*THE EXERCISE*.
Search the records that follow and extract every line containing the string "matplotlib".

*PROVIDED DATA*.
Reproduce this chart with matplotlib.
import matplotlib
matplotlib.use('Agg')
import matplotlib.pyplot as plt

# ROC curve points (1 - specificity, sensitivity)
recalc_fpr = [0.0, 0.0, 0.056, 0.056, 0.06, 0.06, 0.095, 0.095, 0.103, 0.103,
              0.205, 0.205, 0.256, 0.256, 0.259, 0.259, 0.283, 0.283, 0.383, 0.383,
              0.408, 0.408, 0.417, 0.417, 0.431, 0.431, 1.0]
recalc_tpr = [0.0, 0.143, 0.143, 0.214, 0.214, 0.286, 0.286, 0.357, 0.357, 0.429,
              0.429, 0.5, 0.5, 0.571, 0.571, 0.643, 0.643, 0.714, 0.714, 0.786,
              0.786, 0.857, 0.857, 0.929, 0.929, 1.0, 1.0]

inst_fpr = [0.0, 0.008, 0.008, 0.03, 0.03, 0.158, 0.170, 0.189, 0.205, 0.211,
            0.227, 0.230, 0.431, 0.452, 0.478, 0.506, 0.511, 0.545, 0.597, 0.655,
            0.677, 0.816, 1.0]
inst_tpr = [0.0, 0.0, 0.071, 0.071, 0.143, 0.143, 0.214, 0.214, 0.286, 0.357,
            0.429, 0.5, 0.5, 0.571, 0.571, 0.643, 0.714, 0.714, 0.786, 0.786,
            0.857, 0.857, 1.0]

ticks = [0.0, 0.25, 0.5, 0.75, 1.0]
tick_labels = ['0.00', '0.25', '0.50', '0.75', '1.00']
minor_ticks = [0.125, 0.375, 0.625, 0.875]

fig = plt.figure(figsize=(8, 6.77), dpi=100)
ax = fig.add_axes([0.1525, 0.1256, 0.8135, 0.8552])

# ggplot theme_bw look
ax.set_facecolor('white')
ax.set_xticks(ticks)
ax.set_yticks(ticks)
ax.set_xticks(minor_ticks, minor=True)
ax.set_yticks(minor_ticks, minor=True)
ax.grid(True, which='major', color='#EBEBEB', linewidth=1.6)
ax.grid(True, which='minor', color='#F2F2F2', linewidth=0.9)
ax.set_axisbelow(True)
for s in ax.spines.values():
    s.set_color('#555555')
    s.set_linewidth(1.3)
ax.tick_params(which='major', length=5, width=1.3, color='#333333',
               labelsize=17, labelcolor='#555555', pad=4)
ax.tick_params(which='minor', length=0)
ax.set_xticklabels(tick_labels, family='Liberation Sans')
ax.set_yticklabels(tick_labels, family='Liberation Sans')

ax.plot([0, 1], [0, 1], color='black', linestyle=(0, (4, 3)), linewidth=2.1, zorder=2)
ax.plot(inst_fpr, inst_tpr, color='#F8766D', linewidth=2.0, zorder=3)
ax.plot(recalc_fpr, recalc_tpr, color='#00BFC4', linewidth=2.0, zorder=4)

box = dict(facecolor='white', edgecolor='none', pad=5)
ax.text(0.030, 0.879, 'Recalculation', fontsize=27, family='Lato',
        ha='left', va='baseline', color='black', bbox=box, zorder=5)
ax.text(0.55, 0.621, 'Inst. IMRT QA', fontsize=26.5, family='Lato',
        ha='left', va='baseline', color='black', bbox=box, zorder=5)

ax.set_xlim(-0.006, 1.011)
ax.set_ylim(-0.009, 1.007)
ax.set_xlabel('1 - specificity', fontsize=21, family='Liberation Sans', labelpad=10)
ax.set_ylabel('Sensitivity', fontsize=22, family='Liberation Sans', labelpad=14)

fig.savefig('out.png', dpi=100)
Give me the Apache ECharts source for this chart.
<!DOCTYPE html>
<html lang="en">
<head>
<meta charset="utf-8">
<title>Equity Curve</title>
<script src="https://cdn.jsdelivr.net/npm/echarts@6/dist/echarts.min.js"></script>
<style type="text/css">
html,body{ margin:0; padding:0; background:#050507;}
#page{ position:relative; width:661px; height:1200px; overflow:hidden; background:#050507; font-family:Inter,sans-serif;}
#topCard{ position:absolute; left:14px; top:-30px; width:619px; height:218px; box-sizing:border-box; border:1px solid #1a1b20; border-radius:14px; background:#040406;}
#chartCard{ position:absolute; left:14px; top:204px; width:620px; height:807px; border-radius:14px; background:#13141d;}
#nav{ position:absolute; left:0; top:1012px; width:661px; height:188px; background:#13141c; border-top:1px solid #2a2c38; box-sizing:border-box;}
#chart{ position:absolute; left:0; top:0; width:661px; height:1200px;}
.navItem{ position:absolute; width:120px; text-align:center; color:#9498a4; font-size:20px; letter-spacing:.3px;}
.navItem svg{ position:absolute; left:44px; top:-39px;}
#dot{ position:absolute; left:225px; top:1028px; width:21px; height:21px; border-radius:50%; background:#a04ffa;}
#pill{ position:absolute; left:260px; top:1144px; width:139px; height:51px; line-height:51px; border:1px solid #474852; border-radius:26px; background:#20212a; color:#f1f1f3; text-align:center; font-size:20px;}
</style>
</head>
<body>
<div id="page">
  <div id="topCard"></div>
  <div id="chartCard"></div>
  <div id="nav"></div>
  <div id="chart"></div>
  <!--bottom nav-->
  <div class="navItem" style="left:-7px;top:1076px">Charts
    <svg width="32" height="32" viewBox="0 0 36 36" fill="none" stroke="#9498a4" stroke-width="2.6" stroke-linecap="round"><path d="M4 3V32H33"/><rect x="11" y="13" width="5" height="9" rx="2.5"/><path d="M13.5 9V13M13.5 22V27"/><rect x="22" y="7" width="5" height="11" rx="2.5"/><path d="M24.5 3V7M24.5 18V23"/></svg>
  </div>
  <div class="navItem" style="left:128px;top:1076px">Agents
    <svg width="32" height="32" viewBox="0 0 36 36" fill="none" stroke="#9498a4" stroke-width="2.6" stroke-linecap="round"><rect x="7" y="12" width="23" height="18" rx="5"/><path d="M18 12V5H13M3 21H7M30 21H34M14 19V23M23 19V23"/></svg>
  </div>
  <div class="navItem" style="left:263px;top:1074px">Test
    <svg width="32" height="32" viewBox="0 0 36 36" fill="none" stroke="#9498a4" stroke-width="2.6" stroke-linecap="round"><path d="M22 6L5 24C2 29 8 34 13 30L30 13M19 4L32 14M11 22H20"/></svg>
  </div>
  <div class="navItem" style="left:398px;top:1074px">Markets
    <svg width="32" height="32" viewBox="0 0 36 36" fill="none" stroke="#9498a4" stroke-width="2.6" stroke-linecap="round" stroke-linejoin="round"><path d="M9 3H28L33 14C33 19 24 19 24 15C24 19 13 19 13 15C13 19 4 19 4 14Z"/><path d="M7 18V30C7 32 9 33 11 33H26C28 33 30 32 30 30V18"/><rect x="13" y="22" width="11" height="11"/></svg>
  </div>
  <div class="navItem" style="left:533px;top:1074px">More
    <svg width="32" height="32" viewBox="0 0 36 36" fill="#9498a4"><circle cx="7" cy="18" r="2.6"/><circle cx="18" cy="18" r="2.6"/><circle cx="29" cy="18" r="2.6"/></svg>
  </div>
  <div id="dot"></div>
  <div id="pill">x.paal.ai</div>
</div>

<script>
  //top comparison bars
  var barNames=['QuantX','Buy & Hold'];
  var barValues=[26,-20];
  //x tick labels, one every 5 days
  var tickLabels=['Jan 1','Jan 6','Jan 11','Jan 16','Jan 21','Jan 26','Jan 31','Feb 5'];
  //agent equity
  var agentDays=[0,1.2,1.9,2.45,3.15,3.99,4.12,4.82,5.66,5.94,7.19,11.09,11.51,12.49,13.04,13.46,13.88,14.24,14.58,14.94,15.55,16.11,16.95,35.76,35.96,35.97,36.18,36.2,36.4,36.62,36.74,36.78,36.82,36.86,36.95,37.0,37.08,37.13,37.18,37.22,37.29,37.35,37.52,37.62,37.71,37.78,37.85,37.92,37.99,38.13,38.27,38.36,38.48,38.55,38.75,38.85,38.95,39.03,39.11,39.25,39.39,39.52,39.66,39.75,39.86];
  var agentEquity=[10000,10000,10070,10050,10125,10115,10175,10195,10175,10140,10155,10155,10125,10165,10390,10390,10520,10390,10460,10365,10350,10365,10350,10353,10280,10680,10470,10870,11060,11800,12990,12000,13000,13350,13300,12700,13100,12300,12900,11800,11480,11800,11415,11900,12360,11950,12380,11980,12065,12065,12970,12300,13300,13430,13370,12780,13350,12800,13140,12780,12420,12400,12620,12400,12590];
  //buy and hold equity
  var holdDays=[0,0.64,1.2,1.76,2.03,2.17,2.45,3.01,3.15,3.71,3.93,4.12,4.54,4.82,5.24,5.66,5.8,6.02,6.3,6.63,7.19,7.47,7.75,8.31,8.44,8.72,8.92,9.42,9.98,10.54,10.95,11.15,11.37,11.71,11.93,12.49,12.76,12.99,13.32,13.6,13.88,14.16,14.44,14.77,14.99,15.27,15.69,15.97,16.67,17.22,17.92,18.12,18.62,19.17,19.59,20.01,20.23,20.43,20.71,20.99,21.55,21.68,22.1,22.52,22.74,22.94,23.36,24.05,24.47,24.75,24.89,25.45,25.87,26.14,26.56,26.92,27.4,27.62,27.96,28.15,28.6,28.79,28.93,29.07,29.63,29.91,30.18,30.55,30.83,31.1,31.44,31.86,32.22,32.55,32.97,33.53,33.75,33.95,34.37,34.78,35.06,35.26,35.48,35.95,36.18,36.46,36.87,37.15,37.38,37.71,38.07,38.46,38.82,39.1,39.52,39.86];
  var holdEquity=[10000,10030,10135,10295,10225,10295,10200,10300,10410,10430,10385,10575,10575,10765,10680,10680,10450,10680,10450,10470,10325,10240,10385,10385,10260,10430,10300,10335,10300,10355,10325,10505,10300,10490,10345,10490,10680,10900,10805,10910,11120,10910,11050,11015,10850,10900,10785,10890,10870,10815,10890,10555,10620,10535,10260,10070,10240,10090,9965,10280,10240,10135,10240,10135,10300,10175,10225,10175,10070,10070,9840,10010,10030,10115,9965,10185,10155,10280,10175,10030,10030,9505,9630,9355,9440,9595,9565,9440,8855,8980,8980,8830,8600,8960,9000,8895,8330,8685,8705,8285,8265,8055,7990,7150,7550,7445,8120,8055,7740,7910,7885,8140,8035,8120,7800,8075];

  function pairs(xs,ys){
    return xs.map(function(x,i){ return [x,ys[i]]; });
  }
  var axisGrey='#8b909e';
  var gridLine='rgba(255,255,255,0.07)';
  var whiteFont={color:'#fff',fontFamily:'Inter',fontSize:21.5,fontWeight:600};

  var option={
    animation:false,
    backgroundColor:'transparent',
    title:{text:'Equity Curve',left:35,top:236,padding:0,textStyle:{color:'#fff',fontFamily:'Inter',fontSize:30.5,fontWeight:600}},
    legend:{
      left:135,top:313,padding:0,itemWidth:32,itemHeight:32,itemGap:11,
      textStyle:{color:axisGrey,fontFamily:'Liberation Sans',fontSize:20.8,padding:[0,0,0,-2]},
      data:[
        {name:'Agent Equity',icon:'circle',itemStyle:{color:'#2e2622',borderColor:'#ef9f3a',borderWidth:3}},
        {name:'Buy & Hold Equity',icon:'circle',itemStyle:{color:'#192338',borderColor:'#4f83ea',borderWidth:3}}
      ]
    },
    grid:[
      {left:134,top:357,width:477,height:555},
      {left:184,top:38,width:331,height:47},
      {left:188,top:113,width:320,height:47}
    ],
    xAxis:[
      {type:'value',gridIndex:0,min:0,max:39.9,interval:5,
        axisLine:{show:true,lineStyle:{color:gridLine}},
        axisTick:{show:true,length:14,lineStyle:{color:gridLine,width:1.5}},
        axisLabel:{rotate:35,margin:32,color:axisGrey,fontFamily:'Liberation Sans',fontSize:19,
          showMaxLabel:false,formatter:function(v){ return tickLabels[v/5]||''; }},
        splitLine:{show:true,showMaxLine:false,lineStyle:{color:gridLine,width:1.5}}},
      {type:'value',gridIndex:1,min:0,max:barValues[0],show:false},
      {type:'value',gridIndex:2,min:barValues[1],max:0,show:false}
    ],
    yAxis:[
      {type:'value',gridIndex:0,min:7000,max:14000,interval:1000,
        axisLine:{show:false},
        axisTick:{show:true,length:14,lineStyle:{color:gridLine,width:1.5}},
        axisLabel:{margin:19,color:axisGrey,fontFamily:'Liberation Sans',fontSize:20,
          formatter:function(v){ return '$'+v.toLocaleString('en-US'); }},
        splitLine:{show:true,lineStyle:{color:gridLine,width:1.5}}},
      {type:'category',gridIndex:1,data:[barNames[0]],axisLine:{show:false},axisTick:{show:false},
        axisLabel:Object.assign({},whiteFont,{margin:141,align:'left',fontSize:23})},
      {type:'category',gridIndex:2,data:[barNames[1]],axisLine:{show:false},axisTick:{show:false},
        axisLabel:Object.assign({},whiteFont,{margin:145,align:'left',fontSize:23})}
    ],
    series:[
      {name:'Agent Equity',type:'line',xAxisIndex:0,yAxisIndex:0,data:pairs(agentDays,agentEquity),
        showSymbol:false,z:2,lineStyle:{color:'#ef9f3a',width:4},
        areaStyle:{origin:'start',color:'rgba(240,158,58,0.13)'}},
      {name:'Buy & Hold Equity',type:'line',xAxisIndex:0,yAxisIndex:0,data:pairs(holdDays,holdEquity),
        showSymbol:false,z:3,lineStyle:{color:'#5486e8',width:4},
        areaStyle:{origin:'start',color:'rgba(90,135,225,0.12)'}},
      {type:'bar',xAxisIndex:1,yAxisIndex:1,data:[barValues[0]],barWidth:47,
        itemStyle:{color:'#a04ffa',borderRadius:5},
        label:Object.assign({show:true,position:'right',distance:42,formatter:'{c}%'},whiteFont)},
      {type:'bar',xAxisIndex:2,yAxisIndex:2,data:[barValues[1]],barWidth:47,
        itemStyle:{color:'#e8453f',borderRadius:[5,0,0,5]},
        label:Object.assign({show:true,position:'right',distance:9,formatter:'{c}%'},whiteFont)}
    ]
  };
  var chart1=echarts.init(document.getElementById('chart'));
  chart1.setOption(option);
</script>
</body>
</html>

*COMPLETE OUTPUT*.
Reproduce this chart with matplotlib.
import matplotlib
matplotlib.use('Agg')
import matplotlib.pyplot as plt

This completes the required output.